Our place in this time and space is no accident. God knows us intimately, and also knows what he is calling us towards (vv.7-10). We who have the Word are called to proclaim it, and to announce the restoring Presence of God—the Incarnation—is once again among us. The Good News takes seriously both the reality of our current circumstances and also proclaims that eschatological hope is even now being realized, just as it is still to come. From recognition of what the Good News is and how the Presence of God is moving among us, we begin to understand how it is we are to emulate the Incarnation—in our neighbourhoods, towns, villages, cities, and our world.

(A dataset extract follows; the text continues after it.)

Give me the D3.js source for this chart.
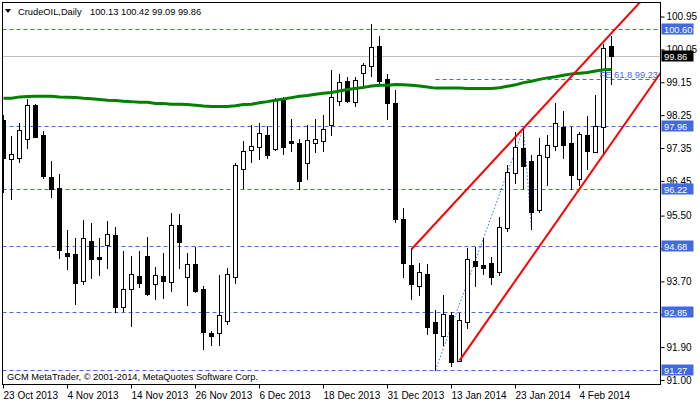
<!DOCTYPE html>
<html>
<head>
<meta charset="utf-8">
<script src="https://d3js.org/d3.v7.min.js"></script>
<style>
body { margin: 0; background: #fff; }
svg { display: block; font-family: "Liberation Sans", Arial, sans-serif; font-size: 9.3px; }
</style>
</head>
<body>
<svg width="700" height="402"></svg>
<script>
// daily bars, 23 Oct 2013 .. 10 Feb 2014
const dates = [
  "2013-10-23","2013-10-24","2013-10-25","2013-10-28","2013-10-29","2013-10-30","2013-10-31","2013-11-01",
  "2013-11-04","2013-11-05","2013-11-06","2013-11-07","2013-11-08","2013-11-11","2013-11-12","2013-11-13",
  "2013-11-14","2013-11-15","2013-11-18","2013-11-19","2013-11-20","2013-11-21","2013-11-22","2013-11-25",
  "2013-11-26","2013-11-27","2013-11-28","2013-11-29","2013-12-02","2013-12-03","2013-12-04","2013-12-05",
  "2013-12-06","2013-12-09","2013-12-10","2013-12-11","2013-12-12","2013-12-13","2013-12-16","2013-12-17",
  "2013-12-18","2013-12-19","2013-12-20","2013-12-23","2013-12-24","2013-12-26","2013-12-27","2013-12-30",
  "2013-12-31","2014-01-02","2014-01-03","2014-01-06","2014-01-07","2014-01-08","2014-01-09","2014-01-10",
  "2014-01-13","2014-01-14","2014-01-15","2014-01-16","2014-01-17","2014-01-20","2014-01-21","2014-01-22",
  "2014-01-23","2014-01-24","2014-01-27","2014-01-28","2014-01-29","2014-01-30","2014-01-31","2014-02-03",
  "2014-02-04","2014-02-05","2014-02-06","2014-02-07","2014-02-10"
];
const open = [
  98.11,97.06,97.08,97.59,98.53,97.71,96.56,96.25,94.48,94.45,93.72,94.80,94.36,94.69,94.97,93.00,
  93.48,93.84,94.39,93.62,93.84,93.69,95.24,93.83,94.17,93.48,92.28,92.28,92.62,93.83,96.78,97.29,
  97.37,97.71,97.33,98.66,97.54,97.48,96.93,97.48,97.53,97.98,98.64,99.18,98.60,99.40,99.59,100.14,
  99.23,98.57,95.42,94.15,93.57,93.89,92.58,92.21,92.78,91.53,92.59,94.26,94.15,94.19,93.96,95.17,
  96.66,97.34,96.99,95.65,97.10,97.41,97.92,97.48,96.51,97.71,97.25,97.93,100.13
];
const high = [
  98.25,97.68,98.04,98.68,98.55,97.82,96.99,96.63,95.10,94.88,95.38,95.29,94.88,95.35,95.19,94.53,
  94.39,94.53,94.92,94.08,94.47,95.58,95.54,94.47,94.65,93.57,92.35,93.87,94.06,96.95,97.54,97.97,
  98.03,97.95,98.73,98.75,98.14,97.60,97.97,98.14,98.25,99.49,99.38,99.29,99.30,99.67,100.75,100.42,
  99.38,98.94,95.71,94.58,94.19,94.17,92.91,93.32,92.87,92.84,94.62,94.63,94.90,94.36,95.45,96.88,
  97.80,97.89,97.16,97.63,97.71,98.59,98.36,97.93,97.80,98.23,98.80,100.19,100.42
];
const low = [
  96.15,95.95,96.97,97.36,97.65,96.54,96.02,94.35,94.04,93.07,93.62,93.78,93.87,94.07,92.85,92.89,
  92.48,93.55,93.33,93.21,93.24,93.44,94.06,93.05,93.41,91.84,91.95,91.97,92.53,93.65,96.26,96.97,
  97.04,97.08,97.30,97.19,97.28,96.22,96.49,97.25,97.28,97.72,98.52,98.62,98.51,98.98,99.32,99.10,
  98.14,95.33,93.83,93.21,93.34,92.25,91.27,91.96,91.39,91.53,92.41,93.57,93.90,93.63,93.87,95.09,
  96.38,96.25,95.14,95.59,96.34,97.30,97.08,96.23,96.34,96.77,97.25,97.15,99.09
];
const close = [
  97.09,97.18,97.84,98.53,97.66,96.58,96.22,94.56,94.40,93.66,94.88,94.31,94.31,95.00,93.00,93.48,
  93.89,93.66,93.35,93.87,93.72,95.24,94.78,94.17,93.44,92.32,92.21,92.78,93.89,96.88,97.27,97.40,
  97.75,97.16,98.66,97.39,97.49,96.45,97.57,97.59,97.86,98.74,99.15,98.64,99.20,99.61,100.11,99.19,
  98.59,95.40,94.19,93.62,93.95,92.46,92.28,92.80,91.50,92.64,94.30,94.13,94.07,93.83,95.19,96.68,
  97.37,96.87,95.61,97.15,97.42,98.03,97.44,96.62,97.73,97.28,97.95,100.08,99.86
];
// moving average (green)
const ma = [
  98.71,98.71,98.75,98.76,98.77,98.77,98.77,98.75,98.74,98.73,98.71,98.70,98.68,98.66,98.65,98.63,
  98.62,98.60,98.60,98.57,98.57,98.55,98.55,98.54,98.52,98.50,98.49,98.49,98.49,98.51,98.54,98.55,
  98.59,98.62,98.66,98.69,98.73,98.77,98.79,98.82,98.85,98.87,98.91,98.95,98.98,99.01,99.05,99.07,
  99.07,99.09,99.08,99.07,99.05,99.02,98.99,98.99,98.99,98.99,98.98,98.98,98.98,98.98,99.00,99.04,
  99.08,99.14,99.18,99.23,99.27,99.30,99.34,99.38,99.40,99.42,99.46,99.49,99.50
];
const levels = [100.60, 97.96, 96.22, 94.68, 92.85, 91.27];
const bid = 99.86;
const priceTicks = [100.95, 100.05, 99.15, 98.25, 97.35, 96.45, 95.50, 94.60, 93.70, 92.80, 91.90, 91.00];
const dateTicks = ["2013-10-23","2013-11-04","2013-11-14","2013-11-26","2013-12-06","2013-12-18",
                   "2013-12-31","2014-01-13","2014-01-23","2014-02-04"];
const upperTrend = [["2014-01-06", 94.58], ["2014-02-07", 100.26]];
const lowerTrend = [["2014-01-14", 91.53], ["2014-02-07", 97.17]];
const fePoints = [["2014-01-09", 91.27], ["2014-01-24", 97.89], ["2014-01-27", 95.14]];
const feLevel = 99.23;
const header = "100.13 100.42 99.09 99.86";

const pL = 2.5, pR = 660.5, pT = 2.5, pB = 384.5;
const blue = "#4169e1";

const svg = d3.select("svg");
const x = d3.scalePoint().domain(dates).range([3.5, 611.5]);
const y = d3.scaleLinear().domain([90.89, 101.32]).range([384, 3]);
const py = v => Math.round(y(v)) + 0.5;

svg.append("defs").append("clipPath").attr("id", "plot")
  .append("rect").attr("x", pL).attr("y", pT).attr("width", pR - pL).attr("height", pB - pT);

const plot = svg.append("g").attr("clip-path", "url(#plot)");

// horizontal levels
plot.selectAll(".lvl").data(levels).enter().append("line")
  .attr("x1", pL).attr("x2", pR)
  .attr("y1", d => py(d)).attr("y2", d => py(d))
  .attr("stroke", blue).attr("stroke-dasharray", "4,3");

// bid line
plot.append("line").attr("x1", pL).attr("x2", pR)
  .attr("y1", py(bid)).attr("y2", py(bid)).attr("stroke", "#c0c0c0");

// FE drawing
plot.append("path")
  .attr("d", d3.line().x(d => x(d[0])).y(d => y(d[1]))(fePoints))
  .attr("fill", "none").attr("stroke", blue).attr("stroke-dasharray", "1.5,2");
plot.append("line")
  .attr("x1", x(fePoints[0][0])).attr("x2", pR)
  .attr("y1", py(feLevel)).attr("y2", py(feLevel))
  .attr("stroke", blue).attr("stroke-dasharray", "4,3");

// candles
const idx = d3.range(dates.length);
const candle = plot.selectAll(".c").data(idx).enter().append("g");
candle.append("line")
  .attr("x1", i => x(dates[i])).attr("x2", i => x(dates[i]))
  .attr("y1", i => Math.round(y(high[i]))).attr("y2", i => Math.round(y(low[i])) + 1)
  .attr("stroke", "#000");
candle.append("rect")
  .attr("x", i => x(dates[i]) - 2)
  .attr("y", i => py(Math.max(open[i], close[i])))
  .attr("width", 4)
  .attr("height", i => Math.max(1, py(Math.min(open[i], close[i])) - py(Math.max(open[i], close[i]))))
  .attr("fill", i => close[i] < open[i] ? "#000" : "#fff")
  .attr("stroke", "#000");

// moving average
plot.append("path")
  .attr("d", d3.line().x((d, i) => x(dates[i])).y(d => y(d))(ma))
  .attr("fill", "none").attr("stroke", "#008000").attr("stroke-width", 3);

// trend rays
function ray(pts) {
  const x1 = x(pts[0][0]), y1 = y(pts[0][1]), x2 = x(pts[1][0]), y2 = y(pts[1][1]);
  const k = (y2 - y1) / (x2 - x1);
  plot.append("line").attr("x1", x1).attr("y1", y1)
    .attr("x2", pR).attr("y2", y1 + k * (pR - x1))
    .attr("stroke", "#ff0000").attr("stroke-width", 2);
}
ray(upperTrend);
ray(lowerTrend);

// FE label
svg.append("text").attr("x", 658).attr("y", py(feLevel) - 2)
  .attr("text-anchor", "end").attr("fill", blue).text("FE 61.8 " + feLevel.toFixed(2));

// frame
svg.append("rect").attr("x", pL).attr("y", pT).attr("width", pR - pL).attr("height", pB - pT)
  .attr("fill", "none").attr("stroke", "#000");

// right axis
const yAxis = svg.append("g").attr("transform", `translate(${pR},0)`)
  .call(d3.axisRight(y).tickValues(priceTicks).tickSize(4).tickPadding(2).tickFormat(d3.format(".2f")));
yAxis.select(".domain").remove();
yAxis.selectAll("text").attr("font-family", null).attr("font-size", null).attr("fill", "#000");
// labels fully covered by a level tag are not shown
yAxis.selectAll(".tick").filter(d => levels.some(l => Math.abs(l - d) < 0.12))
  .select("text").remove();

// level tags
function tag(v, color) {
  svg.append("rect").attr("x", 661.5).attr("y", py(v) - 6).attr("width", 32).attr("height", 11)
    .attr("fill", color);
  svg.append("text").attr("x", 664).attr("y", py(v)).attr("dy", "0.35em")
    .attr("fill", "#fff").text(v.toFixed(2));
}
levels.forEach(v => tag(v, blue));
tag(bid, "#000");

// bottom axis
const fmt = d3.timeFormat("%-d %b %Y"), parse = d3.timeParse("%Y-%m-%d");
const xAxis = svg.append("g").attr("transform", `translate(0,${pB})`)
  .call(d3.axisBottom(x).tickValues(dateTicks).tickSize(4).tickPadding(3).offset(0)
    .tickFormat(d => fmt(parse(d))));
xAxis.select(".domain").remove();
xAxis.selectAll("text").attr("font-family", null).attr("font-size", null)
  .attr("fill", "#000").attr("text-anchor", "start").attr("x", 0);

// header
svg.append("path").attr("d", "M5,9 L11,9 L8,13 Z").attr("fill", "#000");
svg.append("text").attr("x", 18).attr("y", 14.5).text("CrudeOIL,Daily");
svg.append("text").attr("x", 90).attr("y", 14.5).text(header);

// copyright
svg.append("text").attr("x", 7).attr("y", 380)
  .text("GCM MetaTrader, \u00a9 2001-2014, MetaQuotes Software Corp.");
</script>
</body>
</html>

Personally, I have been convicted by the entanglement between lament and hope. The temptation is to remain in despair (or conversely, to try to fix things myself), but the act of lament pushes me to look beyond myself and settling for the status quo. In recognizing where we have lost the plot of things, what grounds me is the knowledge that Jesus is ever at work and is, by his Spirit, restoring all things, including his Bride. There is space for us to grieve and rage, even as we hope together for deliverance and restoration and partner with the Spirit in the work of creating communities of shalom.
This Advent season may feel strange, but in the greater narrative of the Christian story, perhaps we are just coming back to where we ought to have been all along. As we begin to prepare to celebrate the coming of Jesus, it is lament which makes hope evident—to understand why precisely we need the Incarnation.